Directive
Extract word for word the lines of the listing from its start to the line holding "const binWidth = 4", both ends kept; pictures are not part of the copy.

Raw data
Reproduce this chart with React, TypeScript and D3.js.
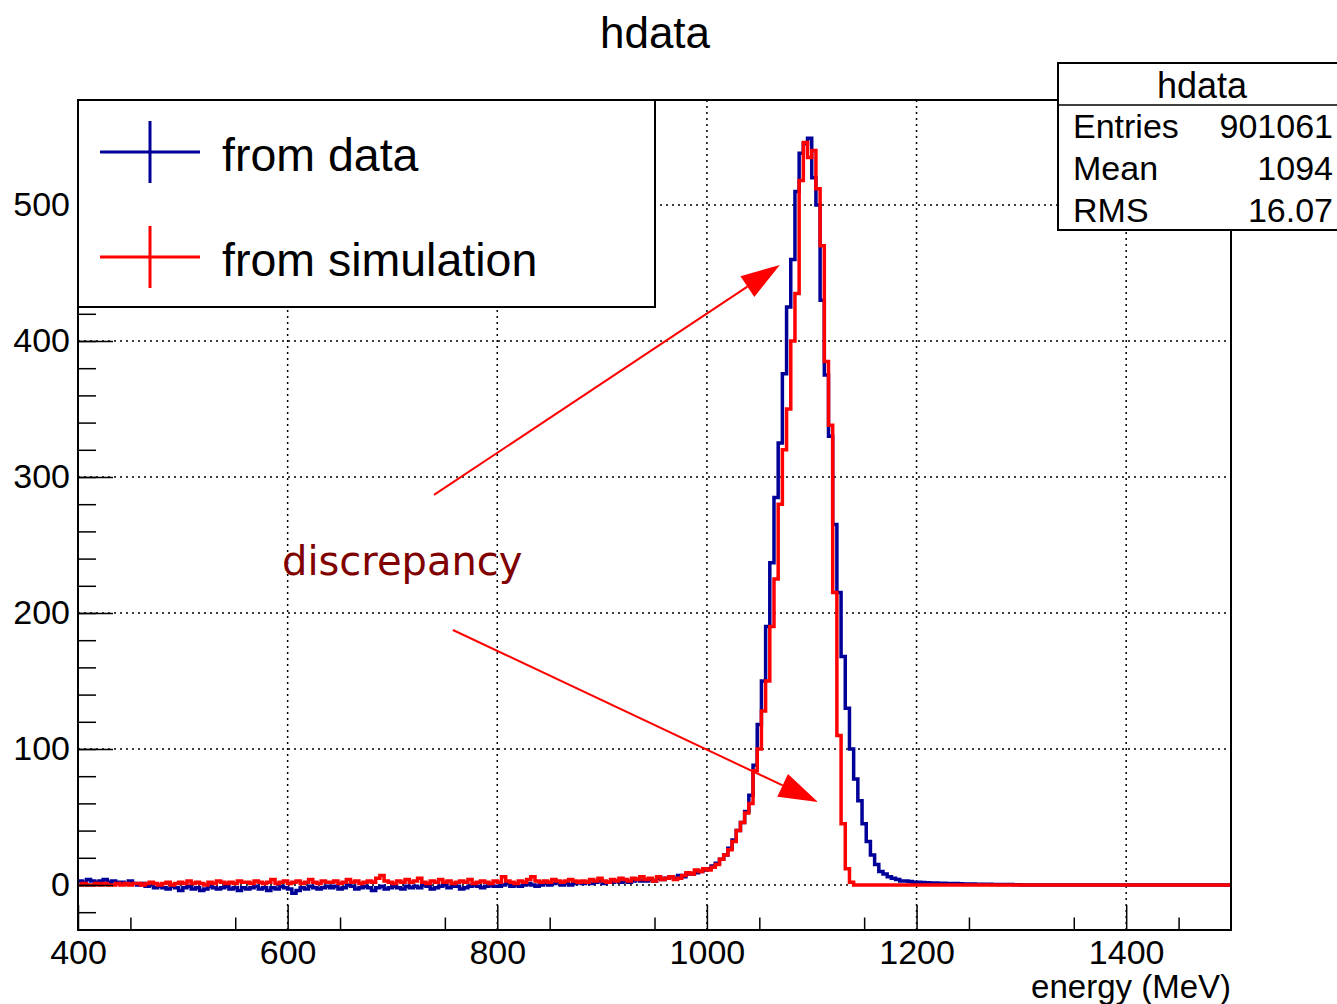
import React, { useEffect, useRef } from 'react'
import * as d3 from 'd3'

// histogram binning (MeV)
const xLo = 400
const xHi = 1500
const binWidth = 4

// "from data" counts, 400-940 / 940-1200 / 1200-1500
const dataLow = [
  3, 2, 4, 3, 2, 3, 4, 2, 3, 2,
  2, 1, 3, 1, 0, 1, -1, 0, -2, -1,
  -2, -3, -1, -2, -4, -2, -1, -3, -2, -4, -3, -1, -2, -3, -2, -1, -3, -2, -4, -2,
  -3, -2, -1, -3, -2, -4, -2, -3, -1, -2, -3, -6, -4, -2, -3, -1, -2, -3, -2, -1,
  -2, -1, -3, -2, 0, -1, -3, -2, -1, -2, -4, -2, -1, -3, -2, -1, -2, -3, -1, -2,
  -1, -2, 0, -1, -3, -2, -1, 0, -2, -1, -1, -3, -2, -1, 0, -1, -2, -1, 0, -1,
  -1, 0, 1, -1, 0, -1, 0, 1, 0, -1, 0, 1, 0, 1, 2, 0, 1, 0, 1, 2,
  1, 2, 1, 2, 3, 1, 2, 2, 3, 2, 3, 2, 3, 4, 3,
]
const dataPeak = [
  3, 4, 3, 5, 4, 5, 6, 5, 7, 6,
  8, 8, 9, 10, 11, 12, 14, 16, 19, 22,
  27, 33, 40, 46, 54, 66, 88, 118, 150, 190,
  237, 285, 325, 376, 425, 460, 510, 538, 545, 549,
  520, 500, 430, 375, 330, 265, 215, 168, 130, 100,
  78, 62, 45, 32, 22, 15, 10, 8, 6, 5,
  4, 3, 3, 2.5, 2,
]
const dataHigh = [
  2, 1.8, 1.6, 1.5, 1.4, 1.3, 1.2, 1.1, 1, 1, 0.9, 0.8, 0.8, 0.7, 0.6, 0.6, 0.5, 0.5, 0.4, 0.4, 0.3, 0.3, 0.3, 0.2, 0.2,
  0, 0, 0, 0, 0, 0, 0, 0, 0, 0, 0, 0, 0, 0, 0, 0, 0, 0, 0, 0, 0, 0, 0, 0, 0,
  0, 0, 0, 0, 0, 0, 0, 0, 0, 0, 0, 0, 0, 0, 0, 0, 0, 0, 0, 0, 0, 0, 0, 0, 0,
]

// "from simulation" counts
const simLow = [
  0, 1, 0, 0, 1, 0, 1, 0, 0, 1, 0, 1, 0, 1, 1, 0, 1, 2, 1, 0,
  1, 2, 0, 1, 2, 1, 3, 1, 2, 1, 0, 2, 1, 3, 2, 1, 2, 1, 3, 2,
  2, 1, 3, 2, 1, 2, 4, 1, 2, 3, 1, 2, 3, 1, 2, 4, 2, 1, 3, 2,
  2, 3, 1, 2, 4, 2, 3, 1, 2, 3, 2, 5, 7, 3, 2, 1, 3, 2, 4, 2,
  3, 5, 2, 1, 3, 2, 4, 2, 3, 1, 2, 3, 2, 4, 1, 2, 3, 2, 1, 3,
  2, 6, 3, 2, 1, 3, 2, 4, 6, 3, 2, 3, 2, 4, 3, 2, 3, 4, 3, 2,
  3, 2, 4, 3, 5, 3, 2, 4, 3, 5, 4, 3, 5, 4, 6,
]
const simPeak = [
  4, 5, 3, 6, 4, 5, 6, 4, 5, 7,
  9, 8, 11, 10, 12, 11, 13, 15, 19, 22,
  26, 32, 40, 46, 53, 60, 84, 100, 128, 150,
  190, 225, 280, 320, 350, 400, 435, 518, 546, 535,
  540, 512, 470, 385, 338, 215, 110, 45, 12, 2,
  0, 0, 0, 0, 0, 0, 0, 0, 0, 0,
  0, 0, 0, 0, 0,
]
const simHigh = [
  0, 0, 0, 0, 0, 0, 0, 0, 0, 0, 0, 0, 0, 0, 0, 0, 0, 0, 0, 0, 0, 0, 0, 0, 0,
  0, 0, 0, 0, 0, 0, 0, 0, 0, 0, 0, 0, 0, 0, 0, 0, 0, 0, 0, 0, 0, 0, 0, 0, 0,
  0, 0, 0, 0, 0, 0, 0, 0, 0, 0, 0, 0, 0, 0, 0, 0, 0, 0, 0, 0, 0, 0, 0, 0, 0,
]

const xMajor = [400, 600, 800, 1000, 1200, 1400]
const yMajor = [0, 100, 200, 300, 400, 500]

const statsLabels = ['Entries', 'Mean', 'RMS']
const statsValues = ['901061', '1094', '16.07']

// arrows: [tailE, tailCount, tipE, tipCount]
const arrows = [
  [739.6, 286.8, 1069.6, 455.9],
  [757.7, 187.5, 1105.9, 61],
]

const font = '"Liberation Sans", Arial, Helvetica, sans-serif'
const W = 1337
const H = 1004

function App() {
  const ref = useRef<SVGSVGElement>(null)

  useEffect(() => {
    const svg = d3.select(ref.current)
    svg.selectAll('*').remove()

    const left = 78, right = 1231, top = 100, bottom = 930
    const x = d3.scaleLinear().domain([xLo, xHi]).range([left, right])
    const y = d3.scaleLinear().domain([-33.1, 577.2]).range([bottom, top])

    svg.append('rect').attr('width', W).attr('height', H).attr('fill', 'white')

    svg.append('defs').append('clipPath').attr('id', 'plotclip')
      .append('rect').attr('x', left).attr('y', top).attr('width', right - left).attr('height', bottom - top)

    // grid
    const grid = svg.append('g').attr('stroke', 'black').attr('stroke-width', 1.5).attr('stroke-dasharray', '2,4')
    xMajor.filter(v => v > xLo).forEach(v => {
      grid.append('line').attr('x1', x(v)).attr('x2', x(v)).attr('y1', top).attr('y2', bottom)
    })
    yMajor.forEach(v => {
      grid.append('line').attr('x1', left).attr('x2', right).attr('y1', y(v)).attr('y2', y(v))
    })

    // histograms
    const dataCounts = [...dataLow, ...dataPeak, ...dataHigh]
    const simCounts = [...simLow, ...simPeak, ...simHigh]
    const stepPoints = (counts: number[]) => {
      const pts = counts.map((c, i) => [xLo + i * binWidth, c] as [number, number])
      pts.push([xLo + counts.length * binWidth, counts[counts.length - 1]])
      return pts
    }
    const line = d3.line<[number, number]>()
      .x(d => x(d[0]))
      .y(d => y(d[1]))
      .curve(d3.curveStepAfter)

    const plot = svg.append('g').attr('clip-path', 'url(#plotclip)')
    plot.append('path').attr('d', line(stepPoints(dataCounts)))
      .attr('fill', 'none').attr('stroke', '#000099').attr('stroke-width', 3.5)
    plot.append('path').attr('d', line(stepPoints(simCounts)))
      .attr('fill', 'none').attr('stroke', '#ff0000').attr('stroke-width', 3.5)

    // axes with inward ticks
    const yAxis = svg.append('g').attr('transform', `translate(${left},0)`)
    yAxis.call(d3.axisLeft(y).tickValues(d3.range(-20, 577, 20)).tickSize(-18).tickFormat(() => ''))
    yAxis.call(g => g.select('.domain').remove())
    const yAxisMajor = svg.append('g').attr('transform', `translate(${left},0)`)
    yAxisMajor.call(d3.axisLeft(y).tickValues(yMajor).tickSize(-35).tickPadding(8).tickFormat(d3.format('d')))
    yAxisMajor.call(g => g.select('.domain').remove())

    const xAxis = svg.append('g').attr('transform', `translate(0,${bottom})`)
    xAxis.call(d3.axisBottom(x).tickValues(d3.range(450, 1500, 100)).tickSize(-12.5).tickFormat(() => ''))
    xAxis.call(g => g.select('.domain').remove())
    const xAxisMajor = svg.append('g').attr('transform', `translate(0,${bottom})`)
    xAxisMajor.call(d3.axisBottom(x).tickValues(xMajor).tickSize(-25).tickPadding(10).tickFormat(d3.format('d')))
    xAxisMajor.call(g => g.select('.domain').remove())

    svg.selectAll('.tick line').attr('stroke', 'black').attr('stroke-width', 1.5)
    svg.selectAll('.tick text').attr('font-family', font).attr('font-size', 34).attr('fill', 'black')

    // frame
    svg.append('rect').attr('x', left).attr('y', top).attr('width', right - left).attr('height', bottom - top)
      .attr('fill', 'none').attr('stroke', 'black').attr('stroke-width', 2)

    // axis title
    svg.append('text').attr('x', right).attr('y', 998).attr('text-anchor', 'end')
      .attr('font-family', font).attr('font-size', 33).text('energy (MeV)')

    // title
    svg.append('text').attr('x', 655).attr('y', 48).attr('text-anchor', 'middle')
      .attr('font-family', font).attr('font-size', 44).text('hdata')

    // legend
    const lg = svg.append('g')
    lg.append('rect').attr('x', 78).attr('y', 100).attr('width', 577).attr('height', 207)
      .attr('fill', 'white').attr('stroke', 'black').attr('stroke-width', 2)
    const entries = [
      { label: 'from data', color: '#000099', cy: 152 },
      { label: 'from simulation', color: '#ff0000', cy: 257 },
    ]
    entries.forEach(e => {
      lg.append('line').attr('x1', 100).attr('x2', 200).attr('y1', e.cy).attr('y2', e.cy)
        .attr('stroke', e.color).attr('stroke-width', 3)
      lg.append('line').attr('x1', 150).attr('x2', 150).attr('y1', e.cy - 31).attr('y2', e.cy + 31)
        .attr('stroke', e.color).attr('stroke-width', 3)
      lg.append('text').attr('x', 222).attr('y', e.cy + 19)
        .attr('font-family', font).attr('font-size', 46.5).text(e.label)
    })

    // stats box
    const st = svg.append('g')
    st.append('rect').attr('x', 1058).attr('y', 63).attr('width', 300).attr('height', 167)
      .attr('fill', 'white').attr('stroke', 'black').attr('stroke-width', 2)
    st.append('line').attr('x1', 1058).attr('x2', 1337).attr('y1', 105).attr('y2', 105)
      .attr('stroke', 'black').attr('stroke-width', 1.5)
    st.append('text').attr('x', 1202).attr('y', 98).attr('text-anchor', 'middle')
      .attr('font-family', font).attr('font-size', 36).text('hdata')
    statsLabels.forEach((lab, i) => {
      const by = 138 + i * 42
      st.append('text').attr('x', 1073).attr('y', by)
        .attr('font-family', font).attr('font-size', 34).text(lab)
      st.append('text').attr('x', 1333).attr('y', by).attr('text-anchor', 'end')
        .attr('font-family', font).attr('font-size', 34).text(statsValues[i])
    })

    // annotation
    arrows.forEach(([e0, c0, e1, c1]) => {
      const x0 = x(e0), y0 = y(c0), x1 = x(e1), y1 = y(c1)
      const len = Math.hypot(x1 - x0, y1 - y0)
      const ux = (x1 - x0) / len, uy = (y1 - y0) / len
      const hl = 39, hw = 12.5
      const bx = x1 - ux * hl, by = y1 - uy * hl
      svg.append('line').attr('x1', x0).attr('y1', y0).attr('x2', bx).attr('y2', by)
        .attr('stroke', '#ff0000').attr('stroke-width', 2)
      svg.append('path')
        .attr('d', `M${x1},${y1}L${bx - uy * hw},${by + ux * hw}L${bx + uy * hw},${by - ux * hw}Z`)
        .attr('fill', '#ff0000')
    })
    svg.append('text').attr('x', 282).attr('y', 575)
      .attr('font-family', '"DejaVu Sans", sans-serif').attr('font-size', 40)
      .attr('fill', '#800000').text('discrepancy')
  }, [])

  return (
    <>
      <style>{`body{margin:0}`}</style>
      <svg ref={ref} width={W} height={H} style={{ display: 'block' }} />
    </>
  )
}

export default App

Problem solution
Reproduce this chart with React, TypeScript and D3.js.
import React, { useEffect, useRef } from 'react'
import * as d3 from 'd3'

// histogram binning (MeV)
const xLo = 400
const xHi = 1500
const binWidth = 4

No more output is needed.